→ Requirements: Output all the entries word for word. Omit the pictures.

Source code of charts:
=-=-=-=-=

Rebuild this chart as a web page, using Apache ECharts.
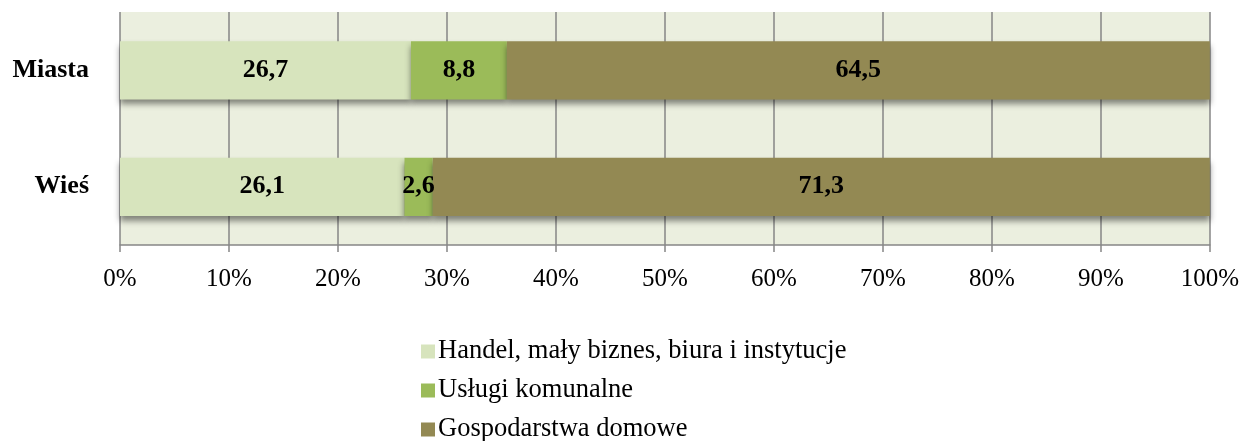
<!DOCTYPE html>
<html><head><meta charset="utf-8">
<script src="https://cdn.jsdelivr.net/npm/echarts@6/dist/echarts.min.js"></script>
<style>html,body{margin:0;padding:0;background:#fff}#c{width:1242px;height:441px}</style>
</head><body><div id="c"></div>
<script>
var categories = ['Miasta', 'Wieś'];
var seriesNames = ['Handel, mały biznes, biura i instytucje', 'Usługi komunalne', 'Gospodarstwa domowe'];
var handel = [26.7, 26.1];
var uslugi = [8.8, 2.6];
var gosp = [64.5, 71.3];
var colors = ['#D7E4BD', '#9BBB59', '#938953'];
var font = '"Liberation Serif", "Times New Roman", serif';

var chart = echarts.init(document.getElementById('c'), null, {renderer: 'canvas'});
function mk(name, data, color) {
  return {
    name: name, type: 'bar', stack: 'a', data: data, barWidth: '50%',
    itemStyle: {color: color, shadowBlur: 6, shadowOffsetY: 5, shadowColor: 'rgba(0,0,0,0.45)'},
    label: {show: true, position: 'inside', color: '#000', fontFamily: font, fontWeight: 'bold', fontSize: 26,
      formatter: function (p) { return String(p.value).replace('.', ','); }},
    emphasis: {disabled: true}
  };
}
chart.setOption({
  animation: false,
  grid: {left: 120, right: 29, top: 12, height: 233, backgroundColor: '#EBEFDF', show: true, borderWidth: 0},
  legend: {
    orient: 'vertical', left: 416, top: 333, height: 110, itemWidth: 14, itemHeight: 14, itemGap: 12,
    icon: 'rect', textStyle: {fontFamily: font, fontSize: 26.5, color: '#000', padding: [0, 0, 0, -2]},
    data: seriesNames
  },
  xAxis: {
    type: 'value', min: 0, max: 100, interval: 10,
    axisLine: {show: true, lineStyle: {color: '#868686', width: 1.5}},
    axisTick: {show: true, length: 7, lineStyle: {color: '#868686', width: 1.5}},
    splitLine: {show: true, lineStyle: {color: '#868686', width: 1.5}},
    axisLabel: {fontFamily: font, fontSize: 25, color: '#000', margin: 22, formatter: '{value}%'}
  },
  yAxis: {
    type: 'category', data: categories, inverse: true,
    axisLine: {show: false}, axisTick: {show: false},
    axisLabel: {fontFamily: font, fontSize: 26, fontWeight: 'bold', color: '#000', margin: 31}
  },
  series: [mk(seriesNames[0], handel, colors[0]), mk(seriesNames[1], uslugi, colors[1]), mk(seriesNames[2], gosp, colors[2])]
});
</script></body></html>
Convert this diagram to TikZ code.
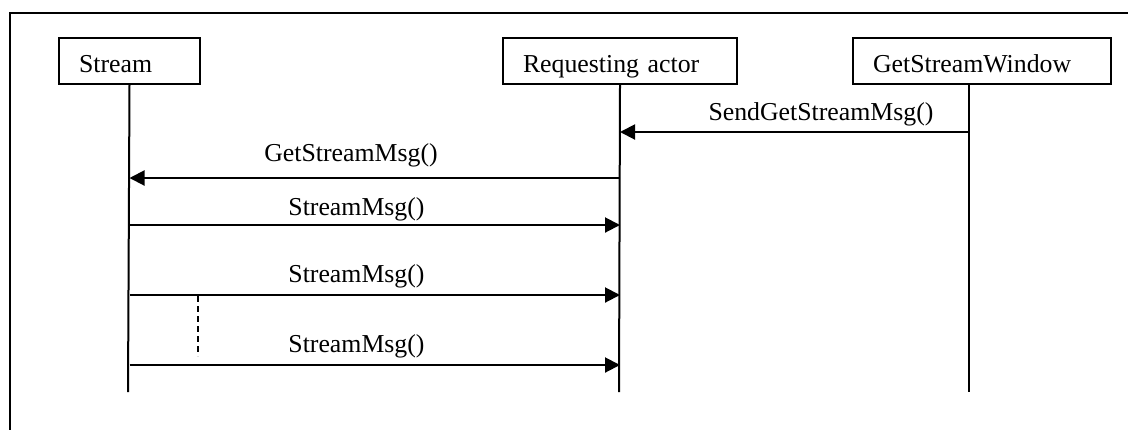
\documentclass[tikz,border=0pt]{standalone}
\usepackage{fontspec}
\setmainfont{Liberation Serif}
\usetikzlibrary{arrows.meta}
\begin{document}
\begin{tikzpicture}[x=0.5pt,y=-0.5pt,
  every node/.style={font=\fontsize{12.9}{15}\selectfont},
  actor/.style={draw, line width=1pt, anchor=north west, minimum height=23pt,
    inner xsep=10pt, inner ysep=0pt, align=left, text height=13pt, text depth=2pt},
  lifeline/.style={line width=1pt},
  msg/.style={line width=1pt, -{Triangle[length=7.5pt,width=7.5pt]}},
  msglabel/.style={anchor=base, inner sep=0pt},
  gap/.style={line width=1pt, dash pattern=on 3pt off 2pt}]
  \useasboundingbox (0,0) rectangle (1128,430);
  % frame (top and left edges)
  \draw[line width=1pt] (1128,13) -- (10,13) -- (10,430);
  % actors
  \node[actor, text width=50.5pt] (stream) at (58,37) {Stream};
  \node[actor, text width=97pt] (req) at (502,37) {Requesting actor};
  \node[actor, text width=109pt] (gsw) at (852,37) {GetStreamWindow};
  % lifelines
  \coordinate (gswtop) at (969,83);
  \coordinate (streamend) at (128,392);
  \coordinate (reqend) at (619,392);
  \coordinate (gswend) at (969,392);
  \draw[lifeline] (stream.south) -- (streamend);
  \draw[lifeline] (req.south) -- (reqend);
  \draw[lifeline] (gswtop) -- (gswend);
  % messages
  \draw[msg] (gswtop |- 0,132) -- (req.south |- 0,132);
  \node[msglabel] (l1) at (821,120) {SendGetStreamMsg()};
  \draw[msg] (req.south |- 0,178) -- (stream.south |- 0,178);
  \node[msglabel] (l2) at (351,161) {GetStreamMsg()};
  \draw[msg] (stream.south |- 0,225) -- (req.south |- 0,225);
  \node[msglabel] (l3) at (356.5,215) {StreamMsg()};
  \draw[msg] (stream.south |- 0,295) -- (req.south |- 0,295);
  \node[msglabel] (l4) at (356.5,282) {StreamMsg()};
  \draw[msg] (stream.south |- 0,365) -- (req.south |- 0,365);
  \node[msglabel] (l5) at (356.5,352) {StreamMsg()};
  % repeated-messages marker
  \coordinate (gaptop) at (198,296);
  \coordinate (gapend) at (198,356);
  \draw[gap] (gaptop) -- (gapend);
\end{tikzpicture}
\end{document}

=-=-=-=-=

→ Solution to this task:
Rebuild this chart as a web page, using Apache ECharts.
<!DOCTYPE html>
<html><head><meta charset="utf-8">
<script src="https://cdn.jsdelivr.net/npm/echarts@6/dist/echarts.min.js"></script>
<style>html,body{margin:0;padding:0;background:#fff}#c{width:1242px;height:441px}</style>
</head><body><div id="c"></div>
<script>
var categories = ['Miasta', 'Wieś'];
var seriesNames = ['Handel, mały biznes, biura i instytucje', 'Usługi komunalne', 'Gospodarstwa domowe'];
var handel = [26.7, 26.1];
var uslugi = [8.8, 2.6];
var gosp = [64.5, 71.3];
var colors = ['#D7E4BD', '#9BBB59', '#938953'];
var font = '"Liberation Serif", "Times New Roman", serif';

var chart = echarts.init(document.getElementById('c'), null, {renderer: 'canvas'});
function mk(name, data, color) {
  return {
    name: name, type: 'bar', stack: 'a', data: data, barWidth: '50%',
    itemStyle: {color: color, shadowBlur: 6, shadowOffsetY: 5, shadowColor: 'rgba(0,0,0,0.45)'},
    label: {show: true, position: 'inside', color: '#000', fontFamily: font, fontWeight: 'bold', fontSize: 26,
      formatter: function (p) { return String(p.value).replace('.', ','); }},
    emphasis: {disabled: true}
  };
}
chart.setOption({
  animation: false,
  grid: {left: 120, right: 29, top: 12, height: 233, backgroundColor: '#EBEFDF', show: true, borderWidth: 0},
  legend: {
    orient: 'vertical', left: 416, top: 333, height: 110, itemWidth: 14, itemHeight: 14, itemGap: 12,
    icon: 'rect', textStyle: {fontFamily: font, fontSize: 26.5, color: '#000', padding: [0, 0, 0, -2]},
    data: seriesNames
  },
  xAxis: {
    type: 'value', min: 0, max: 100, interval: 10,
    axisLine: {show: true, lineStyle: {color: '#868686', width: 1.5}},
    axisTick: {show: true, length: 7, lineStyle: {color: '#868686', width: 1.5}},
    splitLine: {show: true, lineStyle: {color: '#868686', width: 1.5}},
    axisLabel: {fontFamily: font, fontSize: 25, color: '#000', margin: 22, formatter: '{value}%'}
  },
  yAxis: {
    type: 'category', data: categories, inverse: true,
    axisLine: {show: false}, axisTick: {show: false},
    axisLabel: {fontFamily: font, fontSize: 26, fontWeight: 'bold', color: '#000', margin: 31}
  },
  series: [mk(seriesNames[0], handel, colors[0]), mk(seriesNames[1], uslugi, colors[1]), mk(seriesNames[2], gosp, colors[2])]
});
</script></body></html>
Convert this diagram to TikZ code.
\documentclass[tikz,border=0pt]{standalone}
\usepackage{fontspec}
\setmainfont{Liberation Serif}
\usetikzlibrary{arrows.meta}
\begin{document}
\begin{tikzpicture}[x=0.5pt,y=-0.5pt,
  every node/.style={font=\fontsize{12.9}{15}\selectfont},
  actor/.style={draw, line width=1pt, anchor=north west, minimum height=23pt,
    inner xsep=10pt, inner ysep=0pt, align=left, text height=13pt, text depth=2pt},
  lifeline/.style={line width=1pt},
  msg/.style={line width=1pt, -{Triangle[length=7.5pt,width=7.5pt]}},
  msglabel/.style={anchor=base, inner sep=0pt},
  gap/.style={line width=1pt, dash pattern=on 3pt off 2pt}]
  \useasboundingbox (0,0) rectangle (1128,430);
  % frame (top and left edges)
  \draw[line width=1pt] (1128,13) -- (10,13) -- (10,430);
  % actors
  \node[actor, text width=50.5pt] (stream) at (58,37) {Stream};
  \node[actor, text width=97pt] (req) at (502,37) {Requesting actor};
  \node[actor, text width=109pt] (gsw) at (852,37) {GetStreamWindow};
  % lifelines
  \coordinate (gswtop) at (969,83);
  \coordinate (streamend) at (128,392);
  \coordinate (reqend) at (619,392);
  \coordinate (gswend) at (969,392);
  \draw[lifeline] (stream.south) -- (streamend);
  \draw[lifeline] (req.south) -- (reqend);
  \draw[lifeline] (gswtop) -- (gswend);
  % messages
  \draw[msg] (gswtop |- 0,132) -- (req.south |- 0,132);
  \node[msglabel] (l1) at (821,120) {SendGetStreamMsg()};
  \draw[msg] (req.south |- 0,178) -- (stream.south |- 0,178);
  \node[msglabel] (l2) at (351,161) {GetStreamMsg()};
  \draw[msg] (stream.south |- 0,225) -- (req.south |- 0,225);
  \node[msglabel] (l3) at (356.5,215) {StreamMsg()};
  \draw[msg] (stream.south |- 0,295) -- (req.south |- 0,295);
  \node[msglabel] (l4) at (356.5,282) {StreamMsg()};
  \draw[msg] (stream.south |- 0,365) -- (req.south |- 0,365);
  \node[msglabel] (l5) at (356.5,352) {StreamMsg()};
  % repeated-messages marker
  \coordinate (gaptop) at (198,296);
  \coordinate (gapend) at (198,356);
  \draw[gap] (gaptop) -- (gapend);
\end{tikzpicture}
\end{document}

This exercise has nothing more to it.